EARTH no more, now it’s

I can’t remember the last time I read a full-featured magazine article through to the end – and last night, while sipping coffee on the back deck, I read two.

I’m finding, more and more, that many articles found in popular magazines today are predictable. I read the first few paragraphs and get the gist of what’s being said and the perspective of the author. I get ‘bored’ part of the way through and stop reading.

Perhaps it’s the time of year: Yesterday we celebrated another school year with our School Closing service. In the life of a teacher, school closing is a significant event. I still have report card comments to write (no computer generated comments for us, thank goodness), meetings to attend, planning for next year, and a Yearbook to finish, but the day-to-day business of teaching is over for two months, as is the marking. I have mixed emotions; despite the daily stress of organizing and executing multiple ‘performances’, assessing what all those young minds are learning, and dealing with the various dramas that so characterize teenage life, I thoroughly enjoy the daily interactions, the quest for learning, and the growth I see in each student over the course of the year, and in many cases, years.

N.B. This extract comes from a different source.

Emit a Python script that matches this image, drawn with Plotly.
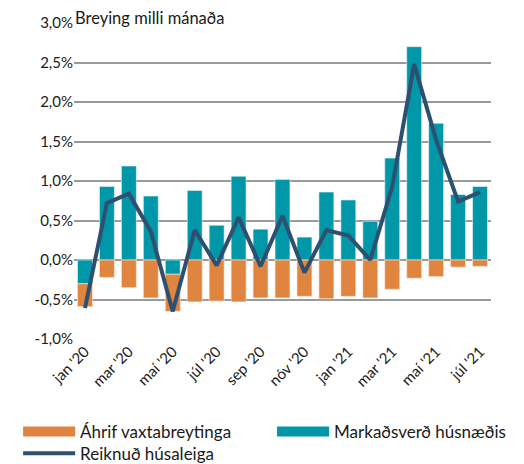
import plotly.graph_objects as go

months = ["jan '20", "feb '20", "mar '20", "apr '20", "maí '20", "jún '20", "júl '20",
          "ágú '20", "sep '20", "okt '20", "nóv '20", "des '20", "jan '21", "feb '21",
          "mar '21", "apr '21", "maí '21", "jún '21", "júl '21"]
markadsverd = [-0.30, 0.93, 1.19, 0.81, -0.18, 0.88, 0.44, 1.06, 0.39, 1.02, 0.29, 0.86,
               0.76, 0.49, 1.29, 2.70, 1.73, 0.83, 0.93]
ahrif_vaxta = [-0.29, -0.22, -0.35, -0.48, -0.47, -0.53, -0.52, -0.53, -0.48, -0.48, -0.46,
               -0.49, -0.46, -0.48, -0.37, -0.23, -0.21, -0.09, -0.08]
reiknud = [-0.61, 0.72, 0.84, 0.36, -0.65, 0.38, -0.07, 0.54, -0.08, 0.56, -0.16, 0.38,
           0.31, 0.00, 0.93, 2.48, 1.52, 0.74, 0.86]
tick_months = months[::2]
y_ticks = [-1.0, -0.5, 0.0, 0.5, 1.0, 1.5, 2.0, 2.5, 3.0]
y_ticktext = ["-1,0%", "-0,5%", "0,0%", "0,5%", "1,0%", "1,5%", "2,0%", "2,5%", "3,0%"]

ORANGE = "#E08540"
TEAL = "#0097A9"
NAVY = "#2E5070"
GRID = "#9A9A9A"
FONT = "Lato"
TXT = "#1a1a1a"

fig = go.Figure()
fig.add_trace(go.Bar(x=months, y=markadsverd, marker=dict(color=TEAL, line=dict(width=0.6, color="#e8f4f6")),
                     showlegend=False, name="Markaðsverð húsnæðis"))
fig.add_trace(go.Bar(x=months, y=ahrif_vaxta, marker=dict(color=ORANGE, line=dict(width=0.6, color="#f8e8dc")),
                     showlegend=False, name="Áhrif vaxtabreytinga"))
fig.add_trace(go.Scatter(x=months, y=reiknud, mode="lines", line=dict(color=NAVY, width=4),
                         showlegend=False, name="Reiknuð húsaleiga"))

# legend entries
fig.add_trace(go.Scatter(x=[None], y=[None], mode="lines", line=dict(color=ORANGE, width=10),
                         name="Áhrif vaxtabreytinga", legend="legend"))
fig.add_trace(go.Scatter(x=[None], y=[None], mode="lines", line=dict(color=TEAL, width=10),
                         name="Markaðsverð húsnæðis", legend="legend2"))
fig.add_trace(go.Scatter(x=[None], y=[None], mode="lines", line=dict(color=NAVY, width=4),
                         name="Reiknuð húsaleiga", legend="legend3"))

leg_common = dict(xanchor="left", yanchor="top", itemwidth=52, bgcolor="rgba(0,0,0,0)",
                  font=dict(size=17, family=FONT, color=TXT))
fig.update_layout(
    width=516, height=456,
    margin=dict(l=66, r=33, t=15, b=125, autoexpand=False),
    barmode="relative", bargap=0.32,
    plot_bgcolor="white", paper_bgcolor="white",
    font=dict(family=FONT, size=15, color=TXT),
    legend=dict(x=-0.134, y=-0.237, **leg_common),
    legend2=dict(x=0.475, y=-0.237, **leg_common),
    legend3=dict(x=-0.134, y=-0.306, **leg_common),
    annotations=[dict(text="Breying milli mánaða", xref="paper", yref="paper", x=0, y=1,
                      xanchor="left", yanchor="bottom", yshift=-6, borderpad=0, showarrow=False,
                      font=dict(size=16.5, family=FONT, color=TXT))],
)
fig.update_xaxes(type="category", tickmode="array", tickvals=tick_months, ticktext=tick_months,
                 tickangle=-45, showgrid=False, showline=False, ticks="", automargin=False,
                 tickfont=dict(size=15, family=FONT, color=TXT))
fig.update_yaxes(range=[-1.0, 3.0], tickmode="array", tickvals=y_ticks, ticktext=y_ticktext,
                 showgrid=True, gridcolor=GRID, gridwidth=2, zeroline=True,
                 zerolinecolor=GRID, zerolinewidth=2, ticks="", automargin=False,
                 tickfont=dict(size=15, family=FONT, color=TXT))

fig.write_html("out.html")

I was drawn to the articles I read, and thoroughly enjoyed, last night by the demise of EARTH magazine. As far as I’m aware, it is the only magazine dedicated to Earth Science in a form accessible to just about anyone with an interest in geology, volcanology, glaciation, climatology, etc. EARTH will survive, but only as a ‘channel’ within the Nautilus sphere. I navigated to that channel and was not immediately impressed, so I logged on to their magazine and downloaded the latest issue of Nautilus. The articles were not Earth Science oriented, but they were intriguing. I found the cover story, The Stick is the Unsung Hero of Human Evolution by archaeologist and Mediaeval historian Alexander Langlands, thoroughly fascinating. We always talk about human tool evolution in terms of rocks the various Stone Ages but, Langlands reminds us sticks are “stone’s silent sister in the archaeological record.”

The second article, by geneticist Adam Rutherford, was equally intriguing: You’re Descended from Royalty and So Is Everybody Else. He takes a fascinating look at the mathematics and genetics behind the idea that we, meaning everyone of European descent, can trace our lineage back to a common ancestor living as little as 600 years ago. In fact, every one of use is related to Charles the Great – Charlemagne! Furthermore, everyone around the world is related to someone who lived as few as 3,400 years ago. Staggering!

Now I’m on to my third full-length magazine article from Nautilus and I’m equally intrigued: Why Aliens and Volcanoes Go Together by Steve Nadis. It’s from April 2014, and takes a fascinating (sorry I’m over-using that word!) look at the connections between plate tectonics and life I teach plate tectonics and global climate change to my Grade 7 students. This is definitely above their reading level, but I’m determined to find a way to bring these concepts into our discussions of subduction, carbon cycling and life to them.

Summer has begun (well, almost) and it appears I have at least some of my summer reading set. I encourage you to have a look at Nautilus. Then, take a second look; the topics are esoteric and decidedly ungeographic, but there is more to it than meets the eye.